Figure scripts
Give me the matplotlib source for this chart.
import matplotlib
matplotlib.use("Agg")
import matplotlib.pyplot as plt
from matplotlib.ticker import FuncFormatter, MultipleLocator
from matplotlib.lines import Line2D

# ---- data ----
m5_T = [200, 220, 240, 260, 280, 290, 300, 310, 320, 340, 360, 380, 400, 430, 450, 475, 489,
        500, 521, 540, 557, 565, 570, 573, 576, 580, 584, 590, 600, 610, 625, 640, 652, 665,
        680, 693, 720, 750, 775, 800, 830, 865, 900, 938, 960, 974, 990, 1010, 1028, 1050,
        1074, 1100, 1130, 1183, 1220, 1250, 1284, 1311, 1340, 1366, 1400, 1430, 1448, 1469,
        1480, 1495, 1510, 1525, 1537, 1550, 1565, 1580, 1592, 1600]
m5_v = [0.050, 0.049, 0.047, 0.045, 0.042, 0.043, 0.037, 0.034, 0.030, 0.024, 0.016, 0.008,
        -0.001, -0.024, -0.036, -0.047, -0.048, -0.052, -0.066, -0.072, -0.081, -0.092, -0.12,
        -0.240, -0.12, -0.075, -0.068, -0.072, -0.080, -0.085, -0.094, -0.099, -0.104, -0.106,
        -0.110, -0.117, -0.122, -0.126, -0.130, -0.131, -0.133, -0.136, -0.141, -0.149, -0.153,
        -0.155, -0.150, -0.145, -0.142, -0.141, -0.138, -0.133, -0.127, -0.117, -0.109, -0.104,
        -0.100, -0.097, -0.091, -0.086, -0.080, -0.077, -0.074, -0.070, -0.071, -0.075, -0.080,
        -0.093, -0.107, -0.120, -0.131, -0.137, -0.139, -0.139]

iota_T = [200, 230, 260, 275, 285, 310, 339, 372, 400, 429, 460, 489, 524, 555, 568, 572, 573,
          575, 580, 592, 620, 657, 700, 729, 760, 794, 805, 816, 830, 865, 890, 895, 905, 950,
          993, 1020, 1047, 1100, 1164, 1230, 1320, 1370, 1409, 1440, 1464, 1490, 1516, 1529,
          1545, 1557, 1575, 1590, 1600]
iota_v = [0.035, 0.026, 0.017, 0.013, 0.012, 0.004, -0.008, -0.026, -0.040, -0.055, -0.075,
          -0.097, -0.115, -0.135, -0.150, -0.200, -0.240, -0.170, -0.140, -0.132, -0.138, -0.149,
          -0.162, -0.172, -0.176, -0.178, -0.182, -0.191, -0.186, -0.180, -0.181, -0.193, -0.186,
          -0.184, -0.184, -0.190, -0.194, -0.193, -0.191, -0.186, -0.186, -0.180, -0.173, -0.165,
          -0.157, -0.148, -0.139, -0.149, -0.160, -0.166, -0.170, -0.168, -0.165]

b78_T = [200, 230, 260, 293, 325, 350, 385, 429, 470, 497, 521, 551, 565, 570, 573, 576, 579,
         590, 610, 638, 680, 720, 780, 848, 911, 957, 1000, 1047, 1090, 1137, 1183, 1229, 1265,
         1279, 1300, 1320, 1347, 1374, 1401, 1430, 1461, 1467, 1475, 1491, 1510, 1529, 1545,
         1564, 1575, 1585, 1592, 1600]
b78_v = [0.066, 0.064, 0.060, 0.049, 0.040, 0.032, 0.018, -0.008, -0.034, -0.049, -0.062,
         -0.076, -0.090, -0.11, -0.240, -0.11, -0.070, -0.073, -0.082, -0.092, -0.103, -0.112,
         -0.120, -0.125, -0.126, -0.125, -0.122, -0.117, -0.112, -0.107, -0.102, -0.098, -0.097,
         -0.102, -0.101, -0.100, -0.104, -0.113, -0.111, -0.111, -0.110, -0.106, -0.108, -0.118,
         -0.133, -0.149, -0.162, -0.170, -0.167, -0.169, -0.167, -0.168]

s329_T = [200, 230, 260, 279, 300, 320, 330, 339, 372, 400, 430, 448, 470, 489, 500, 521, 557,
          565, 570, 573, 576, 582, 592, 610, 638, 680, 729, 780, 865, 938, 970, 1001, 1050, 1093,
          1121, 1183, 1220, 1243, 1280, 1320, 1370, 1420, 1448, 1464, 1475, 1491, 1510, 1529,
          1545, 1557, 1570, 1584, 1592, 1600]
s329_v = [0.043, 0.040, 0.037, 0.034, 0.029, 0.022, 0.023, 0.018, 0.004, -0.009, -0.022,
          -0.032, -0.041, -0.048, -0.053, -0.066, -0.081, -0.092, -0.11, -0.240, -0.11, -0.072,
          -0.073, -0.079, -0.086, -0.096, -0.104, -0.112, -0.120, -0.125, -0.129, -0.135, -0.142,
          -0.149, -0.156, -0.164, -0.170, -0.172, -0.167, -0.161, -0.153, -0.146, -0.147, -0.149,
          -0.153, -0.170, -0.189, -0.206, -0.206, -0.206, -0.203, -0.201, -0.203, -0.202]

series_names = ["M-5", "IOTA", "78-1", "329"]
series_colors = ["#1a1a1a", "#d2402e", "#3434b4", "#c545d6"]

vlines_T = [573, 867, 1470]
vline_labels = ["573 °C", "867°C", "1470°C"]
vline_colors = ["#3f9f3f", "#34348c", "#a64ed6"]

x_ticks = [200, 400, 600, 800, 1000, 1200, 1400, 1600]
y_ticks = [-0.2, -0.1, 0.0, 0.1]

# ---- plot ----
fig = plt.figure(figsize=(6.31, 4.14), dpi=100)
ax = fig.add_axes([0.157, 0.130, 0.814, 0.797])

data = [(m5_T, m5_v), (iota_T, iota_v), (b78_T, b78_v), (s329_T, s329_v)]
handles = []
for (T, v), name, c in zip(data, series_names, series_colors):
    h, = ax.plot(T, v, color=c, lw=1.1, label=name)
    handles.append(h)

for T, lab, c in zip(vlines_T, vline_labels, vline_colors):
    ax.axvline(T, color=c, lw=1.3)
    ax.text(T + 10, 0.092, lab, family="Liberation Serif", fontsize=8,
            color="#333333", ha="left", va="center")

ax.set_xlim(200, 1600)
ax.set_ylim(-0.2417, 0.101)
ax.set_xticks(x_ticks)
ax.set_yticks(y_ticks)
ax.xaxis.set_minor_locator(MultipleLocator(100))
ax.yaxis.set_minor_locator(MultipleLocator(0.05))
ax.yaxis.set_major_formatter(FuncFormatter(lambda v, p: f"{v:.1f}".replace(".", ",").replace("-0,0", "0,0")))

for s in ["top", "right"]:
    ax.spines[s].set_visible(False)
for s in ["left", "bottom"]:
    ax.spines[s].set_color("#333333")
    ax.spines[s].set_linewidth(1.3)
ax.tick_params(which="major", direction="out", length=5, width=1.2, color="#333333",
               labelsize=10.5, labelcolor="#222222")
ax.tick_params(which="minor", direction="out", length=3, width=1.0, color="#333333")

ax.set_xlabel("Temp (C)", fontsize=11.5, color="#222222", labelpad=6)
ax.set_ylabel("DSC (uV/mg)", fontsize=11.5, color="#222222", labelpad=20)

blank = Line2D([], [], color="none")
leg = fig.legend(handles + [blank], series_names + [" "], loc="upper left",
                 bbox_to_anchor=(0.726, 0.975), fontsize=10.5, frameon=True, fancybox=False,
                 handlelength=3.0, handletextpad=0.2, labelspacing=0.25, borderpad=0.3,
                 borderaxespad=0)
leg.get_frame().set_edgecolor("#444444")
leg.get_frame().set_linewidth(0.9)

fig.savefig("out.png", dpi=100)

--

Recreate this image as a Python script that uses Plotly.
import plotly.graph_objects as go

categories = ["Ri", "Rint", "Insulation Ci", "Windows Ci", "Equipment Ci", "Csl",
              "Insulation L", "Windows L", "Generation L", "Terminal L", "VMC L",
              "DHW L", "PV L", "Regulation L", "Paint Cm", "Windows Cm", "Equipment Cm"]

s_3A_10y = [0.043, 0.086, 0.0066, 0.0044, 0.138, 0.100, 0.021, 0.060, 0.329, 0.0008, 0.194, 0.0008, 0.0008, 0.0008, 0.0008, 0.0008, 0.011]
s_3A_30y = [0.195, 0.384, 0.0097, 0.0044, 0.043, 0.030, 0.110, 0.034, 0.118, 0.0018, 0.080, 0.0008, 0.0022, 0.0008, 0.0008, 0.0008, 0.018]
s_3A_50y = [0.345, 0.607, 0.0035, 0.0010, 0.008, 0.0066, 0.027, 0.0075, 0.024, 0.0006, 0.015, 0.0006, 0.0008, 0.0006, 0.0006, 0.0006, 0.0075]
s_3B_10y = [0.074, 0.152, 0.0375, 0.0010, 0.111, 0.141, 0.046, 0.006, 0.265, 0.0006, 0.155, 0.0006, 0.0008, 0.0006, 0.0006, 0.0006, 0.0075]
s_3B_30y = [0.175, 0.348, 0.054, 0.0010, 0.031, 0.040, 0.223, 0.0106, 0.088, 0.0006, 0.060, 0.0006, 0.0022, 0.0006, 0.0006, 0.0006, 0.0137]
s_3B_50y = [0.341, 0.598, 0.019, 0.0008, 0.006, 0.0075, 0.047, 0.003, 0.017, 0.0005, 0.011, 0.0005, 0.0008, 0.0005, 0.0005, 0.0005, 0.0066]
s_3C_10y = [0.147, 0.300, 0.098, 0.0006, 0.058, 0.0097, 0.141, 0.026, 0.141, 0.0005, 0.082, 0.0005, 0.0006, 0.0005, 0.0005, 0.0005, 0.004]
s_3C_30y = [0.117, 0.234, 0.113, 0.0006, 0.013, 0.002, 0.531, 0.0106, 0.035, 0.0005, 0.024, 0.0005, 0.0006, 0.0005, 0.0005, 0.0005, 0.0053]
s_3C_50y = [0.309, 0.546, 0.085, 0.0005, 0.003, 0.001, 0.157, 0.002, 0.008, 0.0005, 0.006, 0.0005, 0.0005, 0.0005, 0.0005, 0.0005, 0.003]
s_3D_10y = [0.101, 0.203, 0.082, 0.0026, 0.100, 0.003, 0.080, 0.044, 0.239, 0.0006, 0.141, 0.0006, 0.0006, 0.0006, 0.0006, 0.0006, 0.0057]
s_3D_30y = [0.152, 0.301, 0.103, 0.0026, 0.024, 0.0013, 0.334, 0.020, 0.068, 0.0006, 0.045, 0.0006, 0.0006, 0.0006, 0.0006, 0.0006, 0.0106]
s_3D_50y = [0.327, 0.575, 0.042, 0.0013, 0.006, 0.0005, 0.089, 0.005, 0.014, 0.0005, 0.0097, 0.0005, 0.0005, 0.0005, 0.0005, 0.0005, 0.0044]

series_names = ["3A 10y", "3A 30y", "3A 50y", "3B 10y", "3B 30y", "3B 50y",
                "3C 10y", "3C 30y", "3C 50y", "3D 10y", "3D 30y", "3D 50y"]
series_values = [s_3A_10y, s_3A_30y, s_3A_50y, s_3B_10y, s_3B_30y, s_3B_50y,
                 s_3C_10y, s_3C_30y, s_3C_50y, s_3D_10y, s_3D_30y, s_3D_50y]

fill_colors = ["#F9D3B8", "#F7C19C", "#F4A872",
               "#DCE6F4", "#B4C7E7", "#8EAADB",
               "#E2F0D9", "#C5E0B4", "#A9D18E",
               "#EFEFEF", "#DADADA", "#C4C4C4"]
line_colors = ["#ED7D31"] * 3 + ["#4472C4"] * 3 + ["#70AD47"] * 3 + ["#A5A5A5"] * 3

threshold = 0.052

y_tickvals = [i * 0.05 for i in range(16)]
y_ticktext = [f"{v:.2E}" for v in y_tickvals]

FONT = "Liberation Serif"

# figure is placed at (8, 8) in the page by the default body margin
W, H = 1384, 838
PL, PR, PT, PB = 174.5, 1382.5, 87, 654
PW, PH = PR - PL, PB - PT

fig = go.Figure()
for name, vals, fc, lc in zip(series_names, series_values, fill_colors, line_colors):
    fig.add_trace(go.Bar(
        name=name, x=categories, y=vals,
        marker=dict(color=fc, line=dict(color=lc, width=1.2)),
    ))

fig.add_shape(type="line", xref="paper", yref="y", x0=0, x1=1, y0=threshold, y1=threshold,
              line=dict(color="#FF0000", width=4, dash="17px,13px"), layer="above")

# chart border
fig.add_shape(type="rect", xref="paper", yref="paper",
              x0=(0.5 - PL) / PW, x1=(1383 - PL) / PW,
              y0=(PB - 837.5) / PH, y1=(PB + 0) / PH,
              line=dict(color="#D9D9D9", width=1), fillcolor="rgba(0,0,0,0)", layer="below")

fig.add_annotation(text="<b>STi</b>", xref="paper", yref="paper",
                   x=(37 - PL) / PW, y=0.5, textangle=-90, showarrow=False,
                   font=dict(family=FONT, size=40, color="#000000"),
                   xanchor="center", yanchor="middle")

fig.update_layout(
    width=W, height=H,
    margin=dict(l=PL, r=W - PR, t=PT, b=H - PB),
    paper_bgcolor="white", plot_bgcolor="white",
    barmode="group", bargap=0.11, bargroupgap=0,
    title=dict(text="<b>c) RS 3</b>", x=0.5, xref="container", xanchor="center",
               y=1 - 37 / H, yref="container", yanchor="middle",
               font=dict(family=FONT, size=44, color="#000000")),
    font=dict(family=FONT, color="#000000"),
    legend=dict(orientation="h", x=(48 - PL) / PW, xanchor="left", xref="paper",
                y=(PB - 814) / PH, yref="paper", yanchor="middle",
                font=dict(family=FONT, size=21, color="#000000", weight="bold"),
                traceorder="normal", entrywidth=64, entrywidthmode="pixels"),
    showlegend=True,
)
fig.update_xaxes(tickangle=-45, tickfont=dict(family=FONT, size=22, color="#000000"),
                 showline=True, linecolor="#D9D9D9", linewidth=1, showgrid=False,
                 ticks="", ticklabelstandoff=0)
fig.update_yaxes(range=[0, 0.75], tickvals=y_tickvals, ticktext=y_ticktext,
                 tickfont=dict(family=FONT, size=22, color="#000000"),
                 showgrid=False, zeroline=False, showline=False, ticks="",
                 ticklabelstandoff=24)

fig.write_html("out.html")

GIVEN TASK -
Exactly and only the lines from the line with "Give me the matplotlib source for this chart." to the line with "-0.093, -0.107, -0.120, -0.131, -0.137, -0.139, -0.139]", both included, are to be printed.

TASK OUTPUT -
Give me the matplotlib source for this chart.
import matplotlib
matplotlib.use("Agg")
import matplotlib.pyplot as plt
from matplotlib.ticker import FuncFormatter, MultipleLocator
from matplotlib.lines import Line2D

# ---- data ----
m5_T = [200, 220, 240, 260, 280, 290, 300, 310, 320, 340, 360, 380, 400, 430, 450, 475, 489,
        500, 521, 540, 557, 565, 570, 573, 576, 580, 584, 590, 600, 610, 625, 640, 652, 665,
        680, 693, 720, 750, 775, 800, 830, 865, 900, 938, 960, 974, 990, 1010, 1028, 1050,
        1074, 1100, 1130, 1183, 1220, 1250, 1284, 1311, 1340, 1366, 1400, 1430, 1448, 1469,
        1480, 1495, 1510, 1525, 1537, 1550, 1565, 1580, 1592, 1600]
m5_v = [0.050, 0.049, 0.047, 0.045, 0.042, 0.043, 0.037, 0.034, 0.030, 0.024, 0.016, 0.008,
        -0.001, -0.024, -0.036, -0.047, -0.048, -0.052, -0.066, -0.072, -0.081, -0.092, -0.12,
        -0.240, -0.12, -0.075, -0.068, -0.072, -0.080, -0.085, -0.094, -0.099, -0.104, -0.106,
        -0.110, -0.117, -0.122, -0.126, -0.130, -0.131, -0.133, -0.136, -0.141, -0.149, -0.153,
        -0.155, -0.150, -0.145, -0.142, -0.141, -0.138, -0.133, -0.127, -0.117, -0.109, -0.104,
        -0.100, -0.097, -0.091, -0.086, -0.080, -0.077, -0.074, -0.070, -0.071, -0.075, -0.080,
        -0.093, -0.107, -0.120, -0.131, -0.137, -0.139, -0.139]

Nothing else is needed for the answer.